#### [Task statement]
Copy each line in which the string "that" occurs.

#### [The records]
---
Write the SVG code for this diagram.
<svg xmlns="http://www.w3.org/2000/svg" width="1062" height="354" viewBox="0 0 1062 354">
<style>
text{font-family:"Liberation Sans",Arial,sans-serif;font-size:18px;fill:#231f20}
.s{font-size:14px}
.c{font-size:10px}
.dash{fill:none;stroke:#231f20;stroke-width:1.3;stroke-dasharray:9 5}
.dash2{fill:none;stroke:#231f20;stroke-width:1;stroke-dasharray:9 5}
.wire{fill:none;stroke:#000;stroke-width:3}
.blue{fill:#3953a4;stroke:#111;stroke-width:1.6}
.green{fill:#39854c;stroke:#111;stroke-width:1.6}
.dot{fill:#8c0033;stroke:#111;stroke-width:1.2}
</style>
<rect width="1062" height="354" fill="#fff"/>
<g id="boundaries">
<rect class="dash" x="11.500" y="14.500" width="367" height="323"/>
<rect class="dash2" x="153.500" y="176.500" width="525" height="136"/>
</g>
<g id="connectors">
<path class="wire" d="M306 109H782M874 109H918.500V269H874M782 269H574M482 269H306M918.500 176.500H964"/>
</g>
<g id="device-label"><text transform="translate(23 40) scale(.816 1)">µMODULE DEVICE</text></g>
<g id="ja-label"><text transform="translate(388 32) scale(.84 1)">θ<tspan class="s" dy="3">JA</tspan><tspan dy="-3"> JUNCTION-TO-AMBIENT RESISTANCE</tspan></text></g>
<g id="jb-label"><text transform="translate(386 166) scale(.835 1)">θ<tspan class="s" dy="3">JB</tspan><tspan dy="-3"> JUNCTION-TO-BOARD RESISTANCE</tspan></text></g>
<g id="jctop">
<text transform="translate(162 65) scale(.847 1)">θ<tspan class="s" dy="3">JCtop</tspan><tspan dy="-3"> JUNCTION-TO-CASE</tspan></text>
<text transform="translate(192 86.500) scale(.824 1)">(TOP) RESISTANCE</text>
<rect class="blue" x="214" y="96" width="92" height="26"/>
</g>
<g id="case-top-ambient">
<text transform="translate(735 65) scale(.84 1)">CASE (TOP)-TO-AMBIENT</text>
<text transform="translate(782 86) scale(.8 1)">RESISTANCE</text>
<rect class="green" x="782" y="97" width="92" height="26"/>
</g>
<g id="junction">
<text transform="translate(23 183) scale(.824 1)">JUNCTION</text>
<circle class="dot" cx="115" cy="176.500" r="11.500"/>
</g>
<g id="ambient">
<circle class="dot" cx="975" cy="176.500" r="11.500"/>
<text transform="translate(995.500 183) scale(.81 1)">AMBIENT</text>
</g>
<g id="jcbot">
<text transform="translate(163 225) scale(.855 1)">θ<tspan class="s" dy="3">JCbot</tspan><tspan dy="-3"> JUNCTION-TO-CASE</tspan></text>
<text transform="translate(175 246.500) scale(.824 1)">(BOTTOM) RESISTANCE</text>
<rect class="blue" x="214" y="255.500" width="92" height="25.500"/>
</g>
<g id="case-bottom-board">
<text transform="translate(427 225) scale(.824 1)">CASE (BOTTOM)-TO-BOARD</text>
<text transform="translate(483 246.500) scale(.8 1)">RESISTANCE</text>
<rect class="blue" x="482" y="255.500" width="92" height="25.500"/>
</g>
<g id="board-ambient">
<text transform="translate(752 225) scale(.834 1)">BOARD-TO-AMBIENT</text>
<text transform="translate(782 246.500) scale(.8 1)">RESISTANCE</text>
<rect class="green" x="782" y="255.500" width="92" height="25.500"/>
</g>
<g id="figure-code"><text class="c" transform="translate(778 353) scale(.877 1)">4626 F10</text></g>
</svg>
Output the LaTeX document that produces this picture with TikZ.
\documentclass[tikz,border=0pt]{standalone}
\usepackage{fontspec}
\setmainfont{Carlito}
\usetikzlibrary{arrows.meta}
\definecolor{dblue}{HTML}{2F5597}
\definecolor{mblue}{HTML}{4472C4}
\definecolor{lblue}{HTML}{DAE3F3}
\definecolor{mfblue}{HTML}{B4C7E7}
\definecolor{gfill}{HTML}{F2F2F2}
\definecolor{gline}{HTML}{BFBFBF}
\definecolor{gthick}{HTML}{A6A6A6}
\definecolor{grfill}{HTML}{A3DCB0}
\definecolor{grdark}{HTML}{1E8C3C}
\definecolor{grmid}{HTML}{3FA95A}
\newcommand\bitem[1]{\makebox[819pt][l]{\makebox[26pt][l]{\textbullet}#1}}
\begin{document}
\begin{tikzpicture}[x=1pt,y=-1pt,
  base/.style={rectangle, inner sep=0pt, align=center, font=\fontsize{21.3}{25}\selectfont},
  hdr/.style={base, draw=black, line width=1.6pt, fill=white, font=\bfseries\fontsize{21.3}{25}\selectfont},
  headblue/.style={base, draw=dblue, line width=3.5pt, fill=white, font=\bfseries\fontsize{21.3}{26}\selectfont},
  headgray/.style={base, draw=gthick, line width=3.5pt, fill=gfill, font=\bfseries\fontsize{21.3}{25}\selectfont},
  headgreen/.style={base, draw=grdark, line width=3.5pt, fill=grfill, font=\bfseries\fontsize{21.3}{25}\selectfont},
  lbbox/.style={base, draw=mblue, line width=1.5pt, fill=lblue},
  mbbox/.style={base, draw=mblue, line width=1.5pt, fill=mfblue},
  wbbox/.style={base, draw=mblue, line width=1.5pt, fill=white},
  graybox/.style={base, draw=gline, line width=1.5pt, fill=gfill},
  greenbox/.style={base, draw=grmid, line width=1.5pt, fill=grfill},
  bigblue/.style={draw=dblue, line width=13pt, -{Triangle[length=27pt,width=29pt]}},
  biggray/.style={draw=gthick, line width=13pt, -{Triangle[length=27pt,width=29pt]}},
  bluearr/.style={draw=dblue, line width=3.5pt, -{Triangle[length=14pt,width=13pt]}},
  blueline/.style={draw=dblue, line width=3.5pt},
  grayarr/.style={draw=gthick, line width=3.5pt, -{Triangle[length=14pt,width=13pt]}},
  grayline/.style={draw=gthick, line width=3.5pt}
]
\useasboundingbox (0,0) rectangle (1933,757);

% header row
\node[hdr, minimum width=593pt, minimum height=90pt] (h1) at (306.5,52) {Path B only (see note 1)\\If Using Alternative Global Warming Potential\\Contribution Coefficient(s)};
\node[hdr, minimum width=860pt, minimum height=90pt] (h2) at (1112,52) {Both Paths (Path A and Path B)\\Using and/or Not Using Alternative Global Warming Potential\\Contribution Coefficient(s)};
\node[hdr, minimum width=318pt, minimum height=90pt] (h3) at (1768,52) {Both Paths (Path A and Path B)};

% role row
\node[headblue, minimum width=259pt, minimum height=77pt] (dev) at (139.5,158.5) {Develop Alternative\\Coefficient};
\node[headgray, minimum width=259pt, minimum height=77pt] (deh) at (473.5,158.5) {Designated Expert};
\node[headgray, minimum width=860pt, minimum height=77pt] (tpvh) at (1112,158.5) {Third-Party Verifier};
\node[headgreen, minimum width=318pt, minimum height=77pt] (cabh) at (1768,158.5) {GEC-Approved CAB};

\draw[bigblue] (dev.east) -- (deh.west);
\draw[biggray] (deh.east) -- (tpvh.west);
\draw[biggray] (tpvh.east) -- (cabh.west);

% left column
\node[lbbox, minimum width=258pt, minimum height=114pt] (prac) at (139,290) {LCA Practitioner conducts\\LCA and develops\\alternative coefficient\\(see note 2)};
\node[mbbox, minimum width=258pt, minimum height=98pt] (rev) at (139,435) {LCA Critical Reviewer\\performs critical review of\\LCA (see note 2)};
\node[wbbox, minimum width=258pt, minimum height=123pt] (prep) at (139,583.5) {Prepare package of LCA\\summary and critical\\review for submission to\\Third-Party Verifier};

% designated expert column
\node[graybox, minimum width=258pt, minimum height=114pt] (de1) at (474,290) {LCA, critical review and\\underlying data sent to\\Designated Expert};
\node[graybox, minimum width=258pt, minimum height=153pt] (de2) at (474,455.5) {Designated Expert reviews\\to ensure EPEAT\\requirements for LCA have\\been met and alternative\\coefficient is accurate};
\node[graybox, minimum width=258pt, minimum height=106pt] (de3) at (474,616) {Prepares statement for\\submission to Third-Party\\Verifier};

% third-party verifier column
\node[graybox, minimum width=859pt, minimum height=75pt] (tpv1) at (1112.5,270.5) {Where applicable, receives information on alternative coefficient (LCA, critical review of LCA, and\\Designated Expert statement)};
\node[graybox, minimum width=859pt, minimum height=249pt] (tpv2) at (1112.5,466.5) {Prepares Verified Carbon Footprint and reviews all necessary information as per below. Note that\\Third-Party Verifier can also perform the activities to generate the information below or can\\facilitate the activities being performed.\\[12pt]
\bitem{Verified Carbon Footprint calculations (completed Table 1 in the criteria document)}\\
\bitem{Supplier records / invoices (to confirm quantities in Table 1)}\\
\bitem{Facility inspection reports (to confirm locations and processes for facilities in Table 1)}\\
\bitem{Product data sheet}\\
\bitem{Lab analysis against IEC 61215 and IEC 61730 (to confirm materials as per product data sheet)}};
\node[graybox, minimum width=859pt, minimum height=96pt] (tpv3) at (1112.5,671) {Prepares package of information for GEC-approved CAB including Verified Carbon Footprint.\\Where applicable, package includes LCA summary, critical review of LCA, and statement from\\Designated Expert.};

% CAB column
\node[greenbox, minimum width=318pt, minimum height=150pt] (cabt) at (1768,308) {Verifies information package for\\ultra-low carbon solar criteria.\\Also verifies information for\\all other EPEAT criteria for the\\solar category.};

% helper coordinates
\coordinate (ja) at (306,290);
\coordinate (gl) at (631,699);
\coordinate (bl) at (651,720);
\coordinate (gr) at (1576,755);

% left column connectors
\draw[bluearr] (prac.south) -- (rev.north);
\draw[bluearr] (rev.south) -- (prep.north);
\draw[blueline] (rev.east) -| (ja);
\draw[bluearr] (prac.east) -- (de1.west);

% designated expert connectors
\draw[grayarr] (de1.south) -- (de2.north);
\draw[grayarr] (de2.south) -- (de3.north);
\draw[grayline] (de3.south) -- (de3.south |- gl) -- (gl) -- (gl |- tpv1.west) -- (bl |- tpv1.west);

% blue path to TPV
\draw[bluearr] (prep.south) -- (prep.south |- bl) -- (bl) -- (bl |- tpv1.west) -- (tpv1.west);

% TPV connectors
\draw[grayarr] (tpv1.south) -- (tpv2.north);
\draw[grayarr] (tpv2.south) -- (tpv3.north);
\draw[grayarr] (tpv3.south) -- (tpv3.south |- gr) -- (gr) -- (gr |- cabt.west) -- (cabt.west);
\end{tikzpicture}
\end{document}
---
#### [Problem solution]
Output the LaTeX document that produces this picture with TikZ.
\node[graybox, minimum width=859pt, minimum height=249pt] (tpv2) at (1112.5,466.5) {Prepares Verified Carbon Footprint and reviews all necessary information as per below. Note that\\Third-Party Verifier can also perform the activities to generate the information below or can\\facilitate the activities being performed.\\[12pt]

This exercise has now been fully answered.